- Siege of Hijiyama: Part of the Tenshō Iga War
| Date | 1581 |
| Location | Ueno, Iga province, Japan |
| Result | Oda victory; castle destroyed |

Belligerents
- Forces of Oda Nobunaga: Forces of Iga Sōkoku Ikki

Commanders and leaders
- Gamō Ujisato Tsutsui Junkei Wakisaka Yasuharu: Momota Tōbei Ozawa Tomohisa

Strength
- 10,700 total (7,000 under Ujisato and Junkei) (3,700 under Yasuharu): 1,000+

= Siege of Hijiyama =

1581 siege in Japan

The 1581 siege of Hijiyama (比自山城の戦い, hijiyama-jō no tatakai) was one of the crucial battles in Oda Nobunaga's campaigns to seize Iga province during Japan's Sengoku period. After a lengthy siege, and several successful sallies by the defenders, the castle eventually fell and was destroyed.

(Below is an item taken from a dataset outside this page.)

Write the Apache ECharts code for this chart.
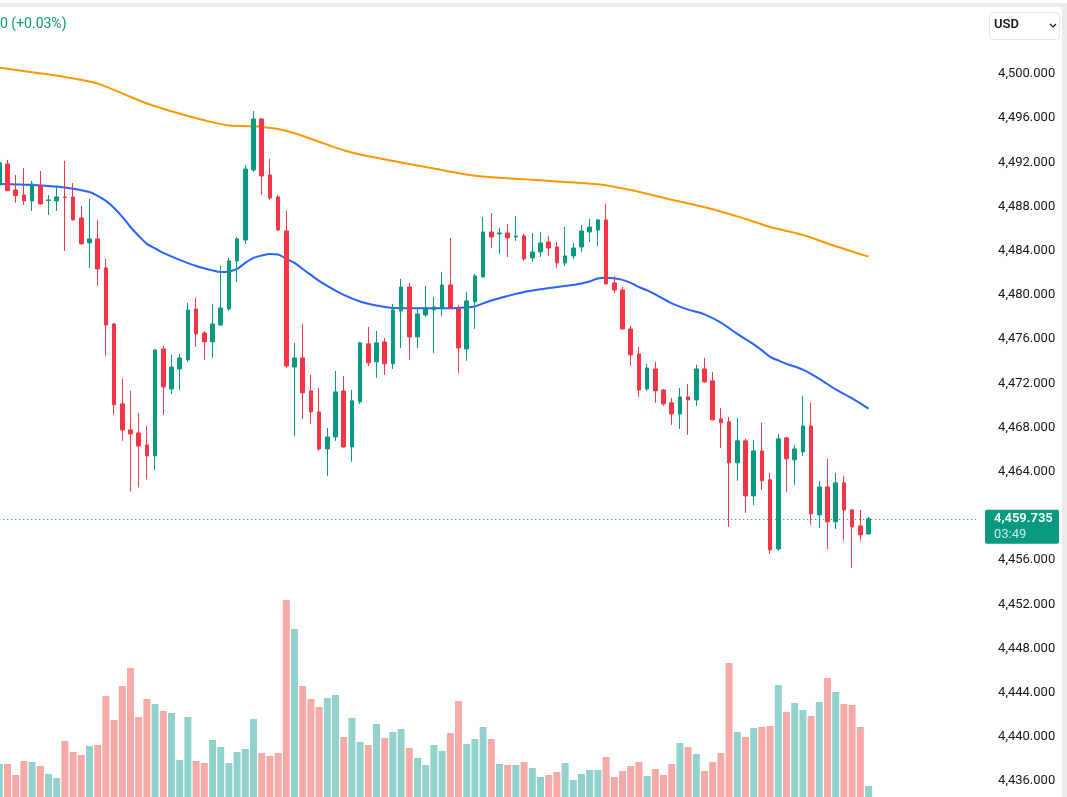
<!DOCTYPE html>
<html>
<head>
<meta charset="utf-8">
<script src="https://cdn.jsdelivr.net/npm/echarts@6/dist/echarts.min.js"></script>
<style>
  html, body { margin: 0; padding: 0; background: #fff; }
  #echart { width: 1067px; height: 797px; }
</style>
</head>
<body>
<div id="echart"></div>
<script>
// K线数据 (开 / 收 / 低 / 高)
const opens = [4489.95, 4491.86, 4489.50, 4489.05, 4488.51, 4489.89, 4488.55, 4488.51, 4488.87, 4488.87,
  4486.97, 4484.71, 4485.07, 4482.44, 4477.37, 4470.14, 4467.78, 4467.51, 4466.42, 4465.43,
  4475.11, 4471.49, 4473.30, 4474.12, 4478.73, 4476.56, 4475.75, 4477.28, 4478.73, 4483.08,
  4484.98, 4491.31, 4495.93, 4490.86, 4488.87, 4485.79, 4473.48, 4474.30, 4471.31, 4469.41,
  4466.06, 4467.15, 4471.31, 4466.24, 4470.32, 4475.57, 4473.94, 4475.75, 4473.76, 4478.55,
  4480.72, 4476.20, 4478.19, 4478.64, 4478.82, 4480.90, 4478.73, 4475.11, 4479.37, 4481.63,
  4485.70, 4485.52, 4485.61, 4485.25, 4485.34, 4483.35, 4483.89, 4484.80, 4484.34, 4482.90,
  4483.53, 4484.34, 4485.70, 4485.88, 4486.79, 4481.09, 4480.45, 4476.92, 4474.66, 4471.49,
  4473.30, 4471.40, 4470.23, 4469.23, 4470.77, 4470.50, 4473.30, 4472.22, 4468.78, 4468.51,
  4464.80, 4466.79, 4461.81, 4465.88, 4463.26, 4457.01, 4467.06, 4465.07, 4465.79, 4468.14,
  4460.09, 4462.62, 4459.46, 4462.99, 4460.54, 4459.09, 4458.37]
const closes = [4491.97, 4489.44, 4488.99, 4488.51, 4490.05, 4488.24, 4488.60, 4488.87, 4488.81, 4486.79,
  4484.62, 4485.07, 4482.35, 4477.28, 4470.05, 4467.78, 4467.42, 4466.33, 4465.43, 4475.02,
  4471.67, 4473.48, 4474.30, 4478.64, 4476.47, 4475.75, 4477.37, 4478.82, 4483.08, 4485.07,
  4491.40, 4495.93, 4490.77, 4488.78, 4485.88, 4473.57, 4474.30, 4471.13, 4469.41, 4466.06,
  4467.15, 4471.22, 4466.24, 4470.41, 4475.66, 4473.85, 4475.66, 4473.76, 4478.64, 4480.72,
  4476.20, 4478.28, 4478.82, 4478.91, 4480.90, 4478.82, 4475.20, 4479.46, 4481.72, 4485.70,
  4485.25, 4485.61, 4485.16, 4485.34, 4483.26, 4483.89, 4484.71, 4484.25, 4482.90, 4483.53,
  4484.25, 4485.79, 4486.15, 4486.79, 4481.00, 4480.45, 4476.92, 4474.57, 4471.40, 4473.39,
  4471.31, 4470.14, 4469.23, 4470.77, 4470.50, 4473.30, 4472.13, 4468.69, 4468.42, 4464.80,
  4466.79, 4461.81, 4465.88, 4463.17, 4456.92, 4466.97, 4465.16, 4466.06, 4468.14, 4460.18,
  4462.62, 4459.46, 4462.99, 4460.54, 4459.00, 4458.28, 4459.735]
const lows = [4489.80, 4489.41, 4488.35, 4488.15, 4487.60, 4488.19, 4487.24, 4487.60, 4483.98, 4486.74,
  4484.57, 4482.44, 4480.81, 4474.48, 4469.14, 4466.79, 4462.20, 4462.56, 4463.29, 4464.16,
  4469.14, 4471.04, 4471.40, 4473.94, 4475.29, 4474.12, 4474.30, 4477.19, 4478.55, 4481.17,
  4484.62, 4491.13, 4489.05, 4488.60, 4485.79, 4473.39, 4467.24, 4468.78, 4468.33, 4465.88,
  4463.62, 4466.79, 4466.20, 4464.89, 4470.14, 4473.57, 4472.49, 4472.76, 4473.30, 4475.20,
  4474.12, 4475.20, 4478.01, 4474.75, 4478.10, 4478.78, 4472.94, 4474.03, 4476.92, 4481.58,
  4484.25, 4483.71, 4483.44, 4484.89, 4483.08, 4482.99, 4483.44, 4483.53, 4482.44, 4482.62,
  4483.26, 4483.89, 4484.80, 4484.44, 4480.95, 4480.18, 4476.88, 4473.57, 4470.77, 4471.31,
  4470.23, 4469.96, 4468.24, 4467.87, 4467.33, 4469.96, 4472.04, 4468.64, 4466.15, 4459.00,
  4463.17, 4460.27, 4460.99, 4462.35, 4456.56, 4456.83, 4462.17, 4462.81, 4465.43, 4459.19,
  4458.91, 4457.01, 4458.82, 4457.74, 4455.29, 4457.74, 4458.33]
const highs = [4492.20, 4492.22, 4490.86, 4491.49, 4490.32, 4491.22, 4489.05, 4489.77, 4492.13, 4490.13,
  4488.05, 4488.69, 4486.79, 4483.26, 4477.47, 4472.40, 4471.31, 4469.32, 4468.14, 4475.11,
  4475.38, 4474.57, 4474.66, 4479.28, 4479.73, 4476.74, 4479.19, 4482.62, 4483.35, 4485.25,
  4491.76, 4496.65, 4495.97, 4492.31, 4489.05, 4487.60, 4475.66, 4477.37, 4472.76, 4471.58,
  4467.96, 4473.12, 4472.67, 4471.40, 4475.75, 4477.10, 4476.74, 4476.11, 4479.19, 4481.45,
  4481.09, 4478.73, 4480.81, 4479.82, 4482.08, 4485.16, 4479.10, 4480.27, 4481.90, 4487.06,
  4487.42, 4486.06, 4486.42, 4487.15, 4485.52, 4485.61, 4485.70, 4485.34, 4484.80, 4486.15,
  4484.71, 4486.33, 4486.88, 4486.88, 4488.24, 4481.72, 4480.72, 4477.19, 4475.29, 4473.76,
  4473.94, 4471.49, 4470.68, 4471.58, 4471.95, 4473.67, 4474.30, 4473.03, 4469.77, 4468.96,
  4468.87, 4466.97, 4466.88, 4468.42, 4463.89, 4467.42, 4467.15, 4466.42, 4470.86, 4470.23,
  4463.17, 4465.16, 4463.89, 4463.62, 4460.63, 4460.54, 4459.91]
// 成交量
const volumes = [33, 33, 22, 36, 35, 31, 23, 19, 56, 45, 42, 51, 52, 101, 77, 111, 129, 80, 98, 93,
  86, 84, 37, 80, 36, 34, 57, 50, 34, 45, 48, 78, 44, 41, 44, 197, 168, 111, 98, 90,
  99, 102, 60, 79, 55, 52, 73, 59, 65, 68, 49, 39, 32, 52, 46, 64, 96, 53, 58, 70,
  58, 33, 32, 32, 35, 29, 20, 22, 25, 34, 17, 23, 27, 27, 40, 20, 26, 31, 35, 21,
  28, 22, 33, 54, 50, 43, 26, 35, 44, 134, 65, 60, 69, 70, 71, 112, 85, 94, 87, 81,
  95, 119, 105, 93, 92, 70, 11]
// 均线 [K线序号, 价格]
const maBlue = [[0, 4490.05], [4, 4489.96], [8, 4489.73], [11, 4489.32], [12, 4488.96], [13, 4488.51],
  [14, 4487.87], [15, 4487.06], [16, 4486.15], [17, 4485.34], [18, 4484.62], [19, 4484.21],
  [20, 4483.80], [22, 4483.17], [24, 4482.62], [26, 4482.22], [27, 4482.08], [28, 4482.13],
  [29, 4482.35], [30, 4482.90], [31, 4483.35], [32, 4483.57], [33, 4483.71], [34, 4483.66],
  [35, 4483.26], [36, 4482.90], [37, 4482.35], [38, 4481.81], [39, 4481.27], [40, 4480.81],
  [42, 4480.00], [44, 4479.41], [46, 4479.05], [48, 4478.82], [52, 4478.80], [55, 4478.80],
  [57, 4478.87], [58, 4478.96], [59, 4479.23], [60, 4479.50], [62, 4479.91], [64, 4480.27],
  [66, 4480.52], [69, 4480.81], [71, 4481.04], [72, 4481.22], [73, 4481.49], [74, 4481.56],
  [75, 4481.51], [76, 4481.36], [77, 4481.09], [78, 4480.72], [79, 4480.41], [80, 4480.05],
  [82, 4479.23], [84, 4478.67], [86, 4478.24], [88, 4477.49], [90, 4476.47], [92, 4475.52],
  [93, 4474.98], [94, 4474.39], [95, 4474.07], [96, 4473.76], [98, 4473.24], [100, 4472.40],
  [102, 4471.45], [104, 4470.63], [106, 4469.71]]
const maOrange = [[0, 4500.58], [4, 4500.16], [8, 4499.73], [12, 4499.13], [15, 4498.24], [18, 4497.33],
  [21, 4496.63], [25, 4495.81], [28, 4495.34], [31, 4495.27], [34, 4495.02], [36, 4494.63],
  [39, 4493.87], [42, 4493.10], [45, 4492.55], [49, 4491.99], [53, 4491.44], [58, 4490.79],
  [65, 4490.42], [73, 4490.01], [77, 4489.49], [82, 4488.62], [87, 4487.76], [91, 4486.88],
  [94, 4486.15], [98, 4485.43], [102, 4484.41], [106, 4483.47]]
// 价格刻度
const priceMin = 4432
const priceMax = 4508
const priceStep = 4
const lastPrice = 4459.735
const lastTime = '03:49'
const changeText = '0 (+0.03%)'
const slotCount = 120 // 右侧留白也算进去

const upColor = '#089981'
const downColor = '#F23645'

const categories = []
for (let i = 0; i < slotCount; i++) categories.push(String(i))

const candleData = opens.map((o, i) => [o, closes[i], lows[i], highs[i]])
const volumeData = volumes.map((v, i) => ({
  value: v,
  itemStyle: { color: closes[i] >= opens[i] ? '#92d2cc' : '#f7a9a7' }
}))

const fmt = v => v.toLocaleString('en-US', { minimumFractionDigits: 3, maximumFractionDigits: 3 })

const myChart = echarts.init(document.getElementById('echart'))

const option = {
  animation: false,
  textStyle: { fontFamily: 'Roboto, sans-serif' },
  // outerBoundsMode 关掉，不然 v6 会把网格往里缩
  grid: [
    { left: -4.8, top: -14.4, width: 984, height: 839.6, outerBoundsMode: 'none', containLabel: false },
    { left: -4.8, top: 597, width: 984, height: 200, outerBoundsMode: 'none', containLabel: false }
  ],
  xAxis: [
    { type: 'category', data: categories, gridIndex: 0, show: false, boundaryGap: true },
    { type: 'category', data: categories, gridIndex: 1, show: false, boundaryGap: true }
  ],
  yAxis: [
    {
      type: 'value',
      gridIndex: 0,
      position: 'right',
      min: priceMin,
      max: priceMax,
      interval: priceStep,
      axisLine: { show: false },
      axisTick: { show: false },
      splitLine: { show: false },
      axisLabel: {
        align: 'right',
        margin: 76,
        color: '#131722',
        fontSize: 13,
        formatter: fmt
      }
    },
    { type: 'value', gridIndex: 1, min: 0, max: 200, show: false }
  ],
  series: [
    {
      name: 'vol',
      type: 'bar',
      xAxisIndex: 1,
      yAxisIndex: 1,
      barWidth: 7,
      data: volumeData,
      z: 1
    },
    {
      name: 'maOrange',
      type: 'line',
      data: maOrange,
      smooth: 0.3,
      showSymbol: false,
      lineStyle: { color: '#FF9800', width: 2 },
      z: 2
    },
    {
      name: 'maBlue',
      type: 'line',
      data: maBlue,
      smooth: 0.3,
      showSymbol: false,
      lineStyle: { color: '#2962FF', width: 2 },
      z: 2
    },
    {
      name: 'k',
      type: 'candlestick',
      data: candleData,
      barWidth: 4,
      itemStyle: {
        color: upColor,
        color0: downColor,
        borderColor: upColor,
        borderColor0: downColor,
        borderWidth: 1
      },
      markLine: {
        silent: true,
        symbol: 'none',
        label: { show: false },
        lineStyle: { color: upColor, type: [1, 3], width: 1 },
        data: [{ yAxis: lastPrice }]
      },
      z: 3
    }
  ]
}
myChart.setOption(option)

// 最新价标签、顶部文字、USD 按钮
const py = myChart.convertToPixel({ yAxisIndex: 0 }, lastPrice)
myChart.setOption({
  graphic: [
    { type: 'rect', shape: { x: 0, y: 0, width: 1067, height: 3 }, style: { fill: '#fff' }, z: 20 },
    { type: 'rect', shape: { x: 0, y: 3, width: 1067, height: 4 }, style: { fill: '#ebebeb' }, z: 20 },
    { type: 'rect', shape: { x: 1062, y: 3, width: 5, height: 794 }, style: { fill: '#ebebeb' }, z: 20 },
    {
      type: 'text', left: 0, top: 17, z: 20,
      style: { text: changeText, fill: upColor, font: '14px Roboto, sans-serif' }
    },
    {
      type: 'rect', shape: { x: 989.5, y: 12.5, width: 70, height: 27, r: 4 },
      style: { fill: '#fff', stroke: '#e0e3eb', lineWidth: 1 }, z: 20
    },
    {
      type: 'text', left: 994, top: 18, z: 21,
      style: { text: 'USD', fill: '#131722', font: '600 13px Roboto, sans-serif' }
    },
    {
      type: 'polyline', shape: { points: [[1050, 24], [1053, 27], [1056, 24]] },
      style: { stroke: '#131722', lineWidth: 1.2, fill: null }, z: 21
    },
    {
      type: 'rect', shape: { x: 985, y: py - 9, width: 74, height: 34, r: 2 },
      style: { fill: upColor }, z: 20
    },
    {
      type: 'text', left: 994, top: py - 7, z: 21,
      style: { text: fmt(lastPrice), fill: '#fff', font: '600 13px Roboto, sans-serif' }
    },
    {
      type: 'text', left: 994, top: py + 9, z: 21,
      style: { text: lastTime, fill: 'rgba(255,255,255,0.8)', font: '13px Roboto, sans-serif' }
    }
  ]
})
</script>
</body>
</html>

Gamō Ujisato, Tsutsui Junkei and Wakisaka Yasuharu commanded Nobunaga's forces, Gamō attacking the castle's neighboring towns near modern-day Ueno, Mie prefecture while Tsutsui approached from the west. The defensive force rose from those villages and gathered at the fortress, some preparing an ambush halfway up the hill. Gamō and Tsutsui launched their assault at night, pressing up the hill and meeting fierce resistance before being pushed back entirely by the ambush. The defenders threw rocks and even trees, and fired muskets from the castle.

Several nights later, the garrison launched a secret attack of their own on the enemy camp at Nagaokayama. Approaching from three directions, they lit torches upon a signal and closed in. Tsutsui's forces were alarmed and confused, and began firing arrows in every direction. Shortly, however, the torches were blown out by a fierce wind, and the battle was plunged into darkness. The garrison's warriors allegedly used passwords to help them determine friend from foe, while their foes killed many of their own in the confusion.

Despite this assault, the fortress was still under siege, badly outnumbered, and running out of food. When Gamō and Tsutsui attacked the fortress once more, they found the weather to be perfect for setting the entire complex ablaze. Wind from the mountains and dry weather combined to fan the flames and spread them across the wooden stockades, destroying the entire fortress, along with the nearby Hachiman Shintō shrine.